I went with the Havahart, which I ordered and had delivered by Amazon the next day. (Hooray Prime!)

The Havahart arrived in the evening, so I baited the trap with peanut butter chips, put it in the pantry where Turd Beach had been, ate dinner, and went to bed. The next morning the trap was sprung, the chips were gone, and the beach had been repopulated…but no mouse.

“The Force is strong with this one,” I said, and I named my prey Kylo Rat. (Crediting the mouse’s escape to the Force sounded a lot better than admitting I’d not set the trap’s trigger correctly, which had allowed Kylo Rat to escape. I took the opportunity to name the trap Sarlacc.)

That night I baited the trap again, set the trigger correctly this time, and went to bed. The next morning I had Kylo Rat. I found him sitting in the Sarlacc playing guitar and singing.
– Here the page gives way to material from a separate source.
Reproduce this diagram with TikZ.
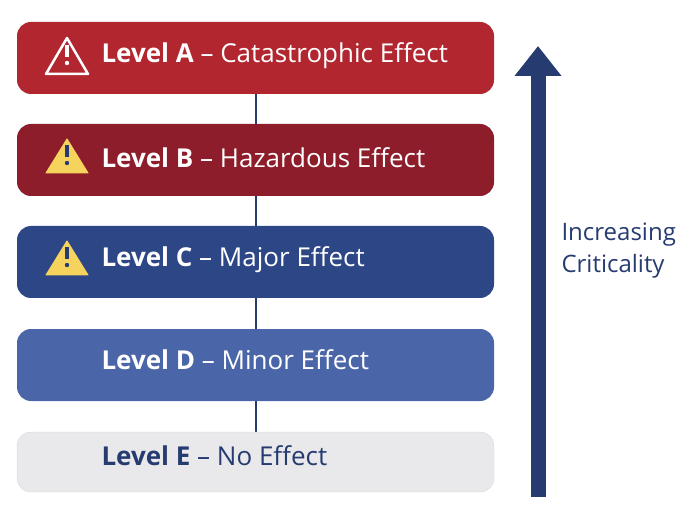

Well I went raidin’ in the pantry last night,
I got the feeling that something ain’t right,
I smelled the scent of peanut butter chips,
Then heard the sound of the doors when they flipped,
Metal to the left of me,
Grill to the right, here I am,
Stuck in the Sarlacc with you

I told Kylo Rat I wouldn’t freeze him in carbonite if he promised not to come back to my house and poop all over the pantry. He just shrugged and said, “I’m a mouse. I eat, I sneak, I poop. It’s what I do.” I told him that made him sound like a cuddly Gollum and he hissed at me. So I took him to Runnymede Park, where I released him in the woods near some sheltered picnic tables. As he ran for the cover of a pile of leaves at the base of a tree I told him if he stayed alive long enough, he should get some good eats because it was Memorial Day weekend.

That night, I baited the Sarlacc again. The next morning…nothing. I wondered if Kylo Rat was working Solo. None of his comrades were in the Sarlacc and the bait had not been stolen. And I was sure Kylo Rat wouldn’t find his way back. I had driven him quite a ways from the house before releasing him, playing The Blizzard of Oz at full volume to disorient him, and before I set him free I blindfolded him and turned him around three times to mess up his sense of direction. But as I said, I sensed the Force was strong in him, so I kept the Sarlacc baited and in the pantry for a few more days.

Two days passed. No new turds in the pantry. Then, while surfing in the Rock and Roll Room, I saw either a very large hairy spider or a small mouse scurry past. It zipped out from under a manila envelope and then froze out in the open. It was a mouse. A tiny little dude. It scurried back under the manila envelope. “I’ll catch you and feed you to the Sarlacc, Boba Rat,” I said.

This morning I found Boba Rat trapped in the Sarlacc. He proved to be just as susceptible to the temptation of peanut butter chips as Kylo Rat had. (And as I have been. I’ve eaten three-fourths of the bag.)

Boba Rat © Michael Raymond 2016

Boba Rat, set free from the Sarlacc, eyes Reese’s peanut butter chip warily, expecting treachery.

I covered the Sarlacc with a shirt and drove out to Runnymede Park, where I’d freed Kylo Rat. But when I opened the Sarlacc, Boba didn’t run out. I thought maybe he was dead, so I tipped the Sarlacc a little and Boba Rat slid out on his back and then laid there in the leaves with his pink belly showing. It was adorable, but probably not a smart thing for a prey animal to do. Not for the first time, I feared for Boba’s survival capabilities. (He’d run out from cover and frozen in the open, remember.) I wished Boba godspeed and good luck.

So is this the end? Will there be more sequels? If it turns out there are more, I’m considering Ratbacca for the next mouse. Or Chewbaccrat, although that sounds like a card game James Bond would play in a Monte Carlo casino. Any ideas? Suggestions are welcome.